The Future of Bitcoin

What does the future hold for Bitcoin? The future of Bitcoin is a topic of much speculation and debate. Some believe that Bitcoin will become the dominant global currency, replacing traditional fiat currencies. Others see it as a niche asset, similar to gold, that will continue to coexist with traditional financial systems. Regardless of its ultimate fate, Bitcoin has already had a profound impact on the world of finance and technology. It has inspired the creation of thousands of other cryptocurrencies and has paved the way for new innovations in blockchain technology. One of the key factors that will shape the future of Bitcoin is regulation. As governments around the world grapple with how to regulate cryptocurrencies, the regulatory landscape will become clearer, providing more certainty for investors and businesses.

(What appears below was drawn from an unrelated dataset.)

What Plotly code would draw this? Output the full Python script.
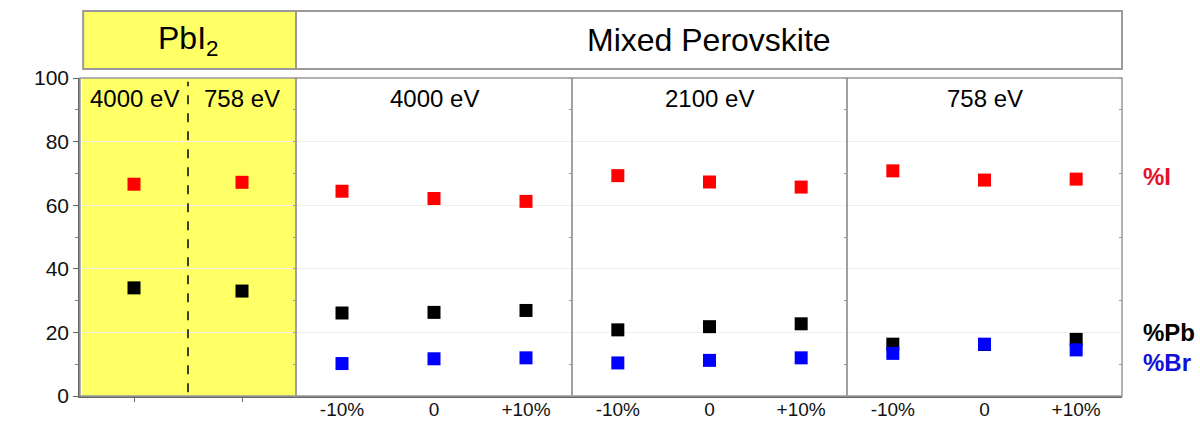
import plotly.graph_objects as go

# ---------------- data ----------------
pbi2_energies = ["4000 eV", "758 eV"]
pbi2_I = [66.6, 67.2]
pbi2_Pb = [34.0, 33.0]

mixed_energies = ["4000 eV", "2100 eV", "758 eV"]
mixed_cats = ["-10%", "0", "+10%"]
mixed_I = [[64.4, 62.1, 61.2], [69.3, 67.3, 65.7], [70.8, 67.9, 68.2]]
mixed_Pb = [[26.1, 26.3, 26.9], [20.8, 21.8, 22.7], [16.3, 16.2, 17.8]]
mixed_Br = [[10.2, 11.7, 12.0], [10.4, 11.2, 12.0], [13.4, 16.3, 14.5]]

y_ticks = [0, 20, 40, 60, 80, 100]
header_labels = ["PbI<sub>2</sub>", "Mixed Perovskite"]
series_labels = ["%I", "%Pb", "%Br"]
series_colors = ["#ff0000", "#000000", "#0000ff"]
label_colors = ["#e4112b", "#000000", "#1010d8"]
label_y = [68.9, 20.1, 10.4]

# ---------------- layout geometry ----------------
W, H = 1200, 423
ml, mr, mt, mb = 80, 78, 10, 27
pw = W - ml - mr
ph = H - mt - mb
edges_px = [80, 296, 572, 847, 1122]
edges = [(e - ml) / pw for e in edges_px]
ytop = (396 - 78) / ph
hdr_bot = (396 - 69) / ph
hdr_top = (396 - 11) / ph

FONT = "Liberation Sans, Arial, sans-serif"
GRAY = "#9a9a9a"

fig = go.Figure()

msize = 13
# PbI2 panel
for vals, col in [(pbi2_I, series_colors[0]), (pbi2_Pb, series_colors[1])]:
    fig.add_trace(go.Scatter(x=pbi2_energies, y=vals, mode="markers", xaxis="x", yaxis="y",
                             marker=dict(symbol="square", size=msize, color=col), showlegend=False))
# Mixed panels
for i in range(3):
    xa = "x%d" % (i + 2)
    for vals, col in [(mixed_I[i], series_colors[0]), (mixed_Pb[i], series_colors[1]),
                      (mixed_Br[i], series_colors[2])]:
        fig.add_trace(go.Scatter(x=mixed_cats, y=vals, mode="markers", xaxis=xa, yaxis="y",
                                 marker=dict(symbol="square", size=msize, color=col), showlegend=False))

layout = dict(
    width=W, height=H, margin=dict(l=ml, r=mr, t=mt, b=mb, autoexpand=False),
    paper_bgcolor="white", plot_bgcolor="white",
    font=dict(family=FONT, color="black"),
    yaxis=dict(domain=[0, ytop], range=[0, 100], tickvals=y_ticks, ticks="outside", ticklen=5,
               tickcolor="#666", tickfont=dict(size=21, family=FONT, color="#111"),
               showline=True, linecolor="#666", linewidth=1.5, showgrid=True, gridcolor="#efefef",
               zeroline=False, minor=dict(dtick=10, ticks="outside", ticklen=3, tickcolor="#888", showgrid=False),
               anchor="x", fixedrange=True, automargin=False),
    xaxis=dict(domain=[edges[0], edges[1]], type="category", categoryarray=pbi2_energies,
               range=[-0.5, 1.5], showticklabels=False, ticks="outside", ticklen=4, tickcolor="#666",
               showline=True, linecolor="#666", linewidth=1.5, showgrid=False, zeroline=False, anchor="y",
               automargin=False),
)
for i in range(3):
    layout["xaxis%d" % (i + 2)] = dict(
        domain=[edges[i + 1], edges[i + 2]], type="category", categoryarray=mixed_cats,
        range=[-0.5, 2.5], tickfont=dict(size=19, family=FONT, color="#111"), ticks="",
        ticklabelstandoff=-5,
        showline=True, linecolor="#666", linewidth=1.5, showgrid=False, zeroline=False, anchor="y",
        automargin=False)
# small ticks on the panel dividers
for j, e in enumerate(edges[1:]):
    layout["yaxis%d" % (j + 2)] = dict(
        domain=[0, ytop], range=[0, 100], overlaying="y", anchor="free", position=e,
        dtick=10, ticks="outside", ticklen=3, tickcolor="#999", showticklabels=False,
        showline=False, showgrid=False, zeroline=False, automargin=False)
fig.update_layout(**layout)
for j in range(4):
    fig.add_trace(go.Scatter(x=[None], y=[None], xaxis="x", yaxis="y%d" % (j + 2), showlegend=False,
                             hoverinfo="skip"))

shapes = []
shapes.append(dict(type="rect", xref="paper", yref="paper", x0=edges[0] + 0.002, x1=edges[1],
                   y0=0, y1=ytop, fillcolor="#ffff66", line=dict(width=0), layer="below"))
for i in range(4):
    shapes.append(dict(type="rect", xref="paper", yref="paper", x0=edges[i], x1=edges[i + 1],
                       y0=0, y1=ytop, line=dict(color=GRAY, width=1.5), layer="above"))
shapes.append(dict(type="line", xref="x", yref="paper", x0=0.5, x1=0.5, y0=0.01, y1=ytop - 0.01,
                   line=dict(color="black", width=1.5, dash="dash")))
shapes.append(dict(type="rect", xref="paper", yref="paper", x0=edges[0] + 0.003, x1=edges[1],
                   y0=hdr_bot, y1=hdr_top, fillcolor="#ffff66", line=dict(color=GRAY, width=2)))
shapes.append(dict(type="rect", xref="paper", yref="paper", x0=edges[1], x1=edges[4],
                   y0=hdr_bot, y1=hdr_top, fillcolor="white", line=dict(color=GRAY, width=2)))
fig.update_layout(shapes=shapes)

ann = []
hy = (hdr_bot + hdr_top) / 2
ann.append(dict(xref="paper", yref="paper", x=(edges[0] + edges[1]) / 2, y=hy, xanchor="center",
                yanchor="middle", text=header_labels[0], showarrow=False, font=dict(size=32, family=FONT)))
ann.append(dict(xref="paper", yref="paper", x=(edges[1] + edges[4]) / 2, y=hy, xanchor="center",
                yanchor="middle", text=header_labels[1], showarrow=False, font=dict(size=32, family=FONT)))
for k, en in enumerate(pbi2_energies):
    ann.append(dict(xref="x", yref="y", x=en, y=93.5, text=en, showarrow=False, yanchor="middle",
                    font=dict(size=24, family=FONT)))
for i, en in enumerate(mixed_energies):
    ann.append(dict(xref="x%d domain" % (i + 2), yref="y", x=0.5, y=93.5, text=en, showarrow=False,
                    yanchor="middle", font=dict(size=24, family=FONT)))
for lab, col, yy in zip(series_labels, label_colors, label_y):
    ann.append(dict(xref="paper", yref="y", x=(1141 - ml) / pw, y=yy, xanchor="left", yanchor="middle",
                    text="<b>%s</b>" % lab, showarrow=False, font=dict(size=24, family=FONT, color=col)))
fig.update_layout(annotations=ann)

fig.write_html("out.html")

Another important factor is adoption. As more and more people and businesses adopt Bitcoin, its network effect will grow, making it more valuable and resilient. The development of new applications and use cases for Bitcoin will also drive adoption. For example, Bitcoin is increasingly being used for cross-border payments, remittances, and as a store of value. Technological advancements will also play a crucial role in the future of Bitcoin. The development of layer-2 scaling solutions, such as the Lightning Network, could address Bitcoin's scalability issues and make it more suitable for everyday transactions. Furthermore, improvements in Bitcoin wallet security and user experience will make it easier for people to use and store Bitcoin safely. While the future of Bitcoin is uncertain, its potential to disrupt the traditional financial system is undeniable. Whether it becomes a mainstream currency or remains a niche asset, Bitcoin has already changed the world, and its journey is far from over.